Nov 4, 2009

The Heart & Stomach

In his brilliant series A History of Britain, my favourite historian, Simon Schama, describes my favourite Queen, Elizabeth I:

"It doesn't do to be too starry-eyed about the Virgin Queen. Elizabeth the First was only too obviously made of flesh and blood. She was vain, spiteful, arrogant - she was frequently unjust and she was often maddenly indecisive. But she was also brave, shockingly clever, an eyeful to look at - and on occasions she was genuinely wise."

As far as epitaphs go, that's a belter.

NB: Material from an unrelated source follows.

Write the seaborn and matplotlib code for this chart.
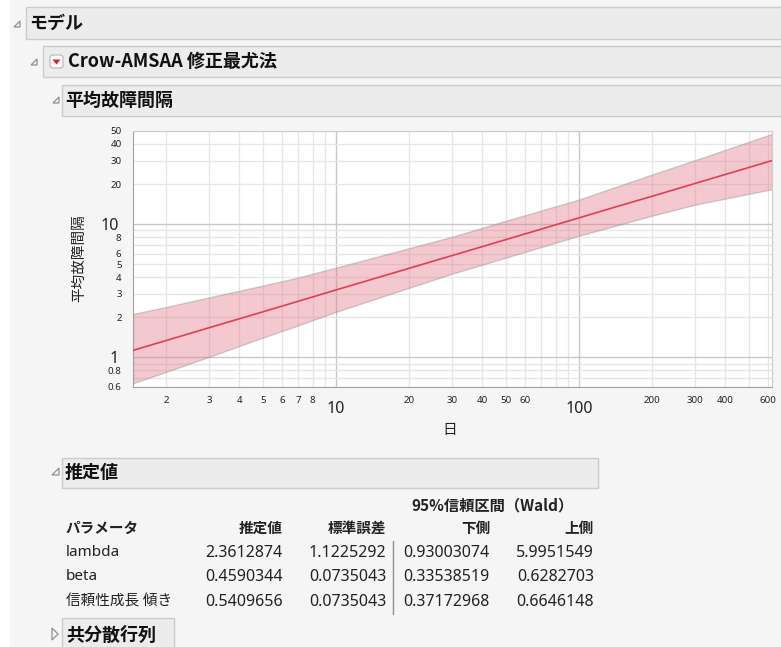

I think I would be well-pleased to be described as vain, spiteful and indecisive (qualities I have oft-encountered in myself), if I might also be considered brave and clever.

Most of all I'd love to achieve that genuine wisdom - or as Elizabeth herself might say: the heart and stomach of a king.

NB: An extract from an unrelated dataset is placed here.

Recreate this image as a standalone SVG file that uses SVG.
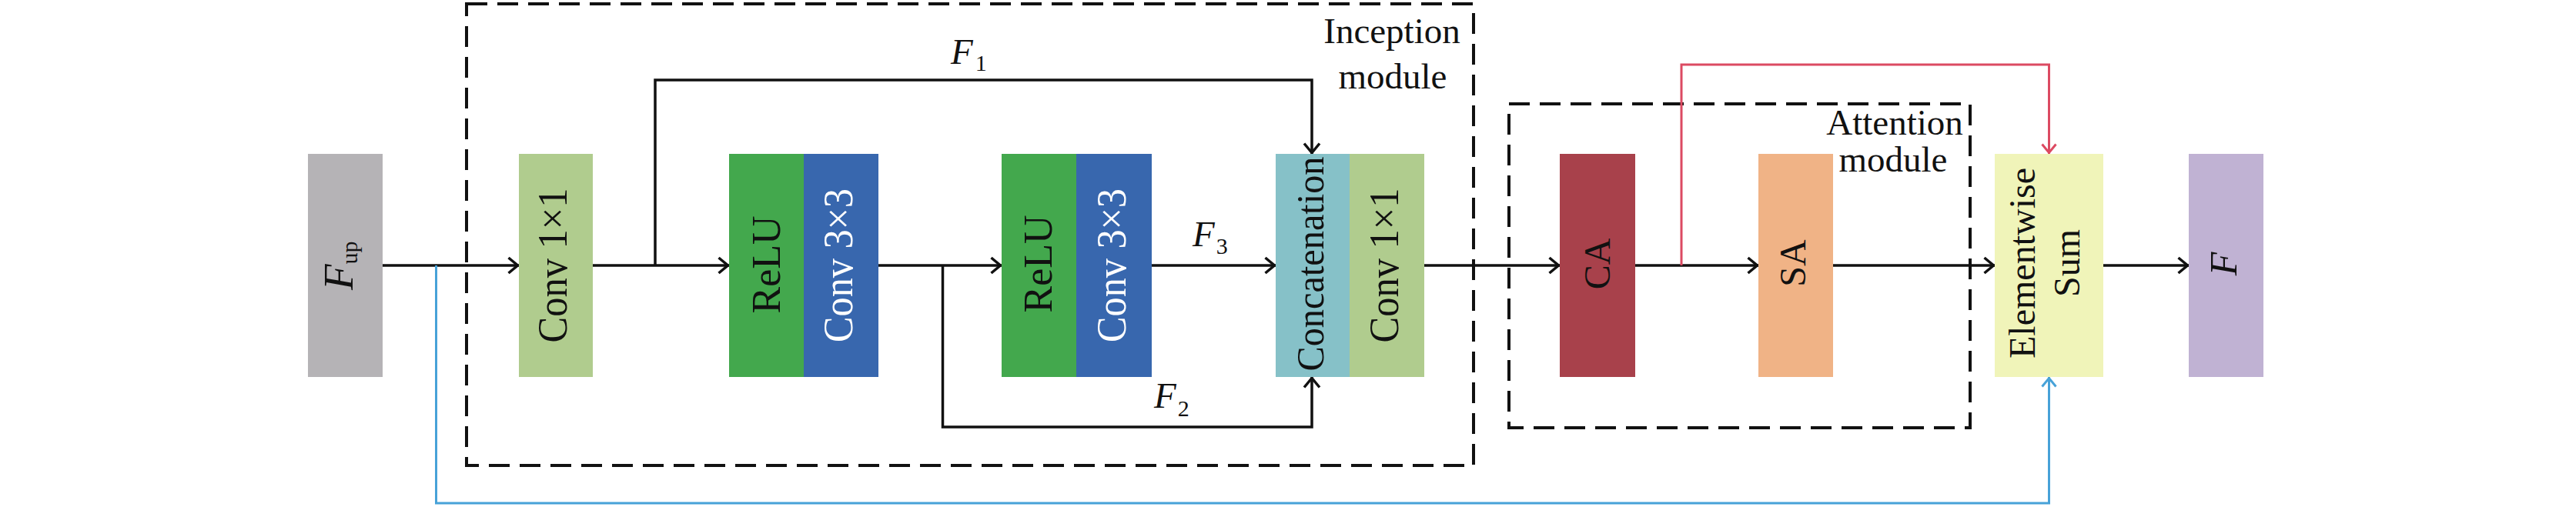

You see, I have lived almost three decades on this planet, and sometimes I like to think that I am reasonably worldly and more enlightened about my own nature and the greater human condition.

But then I have moments - too many moments - when a childish selfishness overruns all other thoughts in my brain, and influences my moods and words. It's then I realise my three decades don't mean much - certainly not by Elizabeth I's lofty standards.

 Now, THIS Queenie I can do

So how does one go about gaining wisdom? Can an over-emotional, over-sentimental fool like ever me hope to achieve a Zen-like state of calm all-knowingness?

And what are your favourite words of wisdom?


  1. I'd settle for the liver or kidneys of a king.

  2. Who's Queen? I know a lot of costuming people, and I like the joke "What I'm wearing is late Elizabethan" Confused look. "Elizabeth 2, I can't see our monarch lasting another two decades..."

  3. Well I like to live by an set of beliefs, a credo if you will. Much of which was listed out in the recent training video Zombieland but could be put more succinctly as

    'Better dead than zed' or by the team at zombie tools - 'Can't save the world, then prepare for it end'.

    Though why prepare in the face of such overwhelming devastation, why prepare to go on after the unthinkable?

    As described in the Criss Carter series Millennium

    ‘It is prophesied that when the end comes, it will come in darkness: a catastrophe all foresaw but few believed. Most of us will battle too late against the chaos, but not the few, the radical few, who obey no discipline. Unencumbered by conscience, they prepare ruthlessly pursuing their own preservation. If they survive, the rest of us perish’

    I want to be there tosatnd against the ruthless, the unencumbered by conscience.

  4. "Anything you can throw away you didn't need in the first place."

  5. Doc - mmm, liver. I'd settle for the pancreas or appendix at this stage.

    Ysambart - Heh. Fashion.

    Barnes - You made an interesting point. What's the point of achieving any wisdom if I'm not prepared to guard my brains against impending zombie attack?